Au surplus, l'abbé de Châteauneuf rendit complètement justice à l'abbé de Polignac, et il joua auprès de lui le rôle le plus secondaire. Voici ce que dit de lui l'historien de Frédéric-Auguste (t. II, p. 137) : L'abbé de Châteauneuf trouva les affaires de France en aussi bon état que la reine en avait déclaré la situation déplorable. Il constata que presque toute la noblesse était pour le prince de Conti.

[24] Un mauvais plaisant déconcerta les prétentions d'Odescalchi en annonçant que celui-ci avait un scabreux procès à soutenir en Pologne, et que, parmi les prodiges qu'il offrait de donner à la république, se trouvaient les statues de Pasquin et de Marforio (la Pologne historique, t. III, p. 7).

[25] Le détail des engagements pris au nom du duc d'Anjou se trouve dans l'Histoire de la Pologne, de Chevé, t. II, p. 45 et suivantes. Voir aussi Henri de Valois et la Pologne en 1572 de M. le marquis de Noailles, t. Il, p. 331 et suivantes.

[26] Elles s'élevaient à trois millions quand le duc d'Anjou monta sur le trône de Pologne.
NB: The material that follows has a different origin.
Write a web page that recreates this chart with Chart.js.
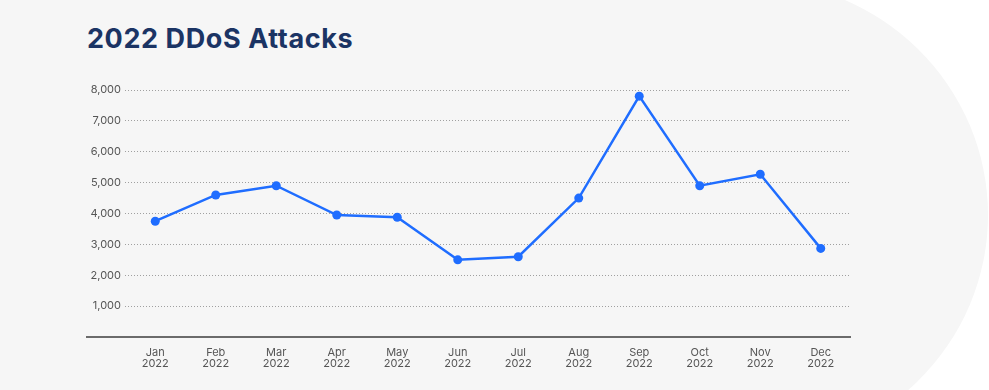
<!DOCTYPE html>
<html>
<head>
<meta charset="utf-8">
<script src="https://cdn.jsdelivr.net/npm/chart.js@4.4.1/dist/chart.umd.min.js"></script>
<style>
  html, body { margin: 0; padding: 0; background: #ffffff; }
  #wrap { position: relative; width: 989px; height: 390px; overflow: hidden; }
  #bg {
    position: absolute; left: 0; top: -20px; width: 988px; height: 470px;
    background: #f6f6f6;
    border-top-right-radius: 240px 235px;
    border-bottom-right-radius: 240px 235px;
  }
  #title {
    position: absolute; left: 87px; top: 22px; margin: 0;
    font-family: Inter, sans-serif; font-weight: 700; font-size: 27px;
    color: #1b3464; letter-spacing: 0.6px;
  }
  canvas { position: absolute; left: 0; top: 0; }
</style>
</head>
<body>
<div id="wrap">
  <div id="bg"></div>
  <h1 id="title">2022 DDoS Attacks</h1>
  <canvas id="chart" width="989" height="390"></canvas>
</div>
<script>
const months = ['Jan', 'Feb', 'Mar', 'Apr', 'May', 'Jun', 'Jul', 'Aug', 'Sep', 'Oct', 'Nov', 'Dec'];
const year = '2022';
const attacks = [3750, 4600, 4900, 3950, 3880, 2500, 2600, 4500, 7800, 4900, 5270, 2870];
const yMax = 8000;
const yStep = 1000;

const lineBlue = '#1f6dff';
const axisGrey = '#6b6b6b';
const tickFont = { family: 'Inter, sans-serif', size: 11 };

const isZero = (c) => c.tick && c.tick.value === 0;

const ctx = document.getElementById('chart').getContext('2d');

const chart = new Chart(ctx, {
    type: 'line',
    data: {
        labels: months.map(m => [m, year]),
        datasets: [{
            data: attacks,
            borderColor: lineBlue,
            backgroundColor: lineBlue,
            borderWidth: 2.5,
            pointRadius: 4.5,
            pointBorderWidth: 0,
            tension: 0,
            fill: false
        }]
    },
    options: {
        responsive: false,
        animation: false,
        layout: {
            padding: { left: 86, right: 138, top: 90, bottom: 18 }
        },
        plugins: {
            legend: { display: false },
            tooltip: { enabled: false }
        },
        scales: {
            x: {
                offset: true,
                grid: { display: false, drawTicks: false },
                border: { display: false },
                ticks: {
                    color: '#555555',
                    font: { ...tickFont, lineHeight: 1.0 },
                    padding: 10,
                    maxRotation: 0,
                    autoSkip: false
                },
                afterFit: (scale) => { scale.height = 35; }
            },
            y: {
                min: 0,
                max: yMax,
                ticks: {
                    stepSize: yStep,
                    color: '#555555',
                    font: tickFont,
                    padding: -35,
                    callback: (v) => v === 0 ? '' : v.toLocaleString('en-US')
                },
                grid: {
                    color: (c) => isZero(c) ? axisGrey : '#a0a0a0',
                    lineWidth: (c) => isZero(c) ? 2 : 1,
                    drawTicks: true,
                    tickLength: 39,
                    tickWidth: 2,
                    tickColor: (c) => isZero(c) ? axisGrey : 'transparent'
                },
                border: {
                    display: false,
                    dash: (c) => isZero(c) ? [] : [1, 2]
                },
                afterFit: (scale) => { scale.width = 39; }
            }
        }
    }
});
</script>
</body>
</html>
En outre, Henri devait, tant qu'il vivrait, verser tous les ans dans le Trésor national quarante-cinq mille florins de ses revenus et entretenir gratuitement, aux écoles de Paris ou de Cracovie, cent jeunes Polonais. — Quant à Auguste II, il autorisait ses agents à s'engager, en son nom, à la conquête de la Livonie sur la Suède.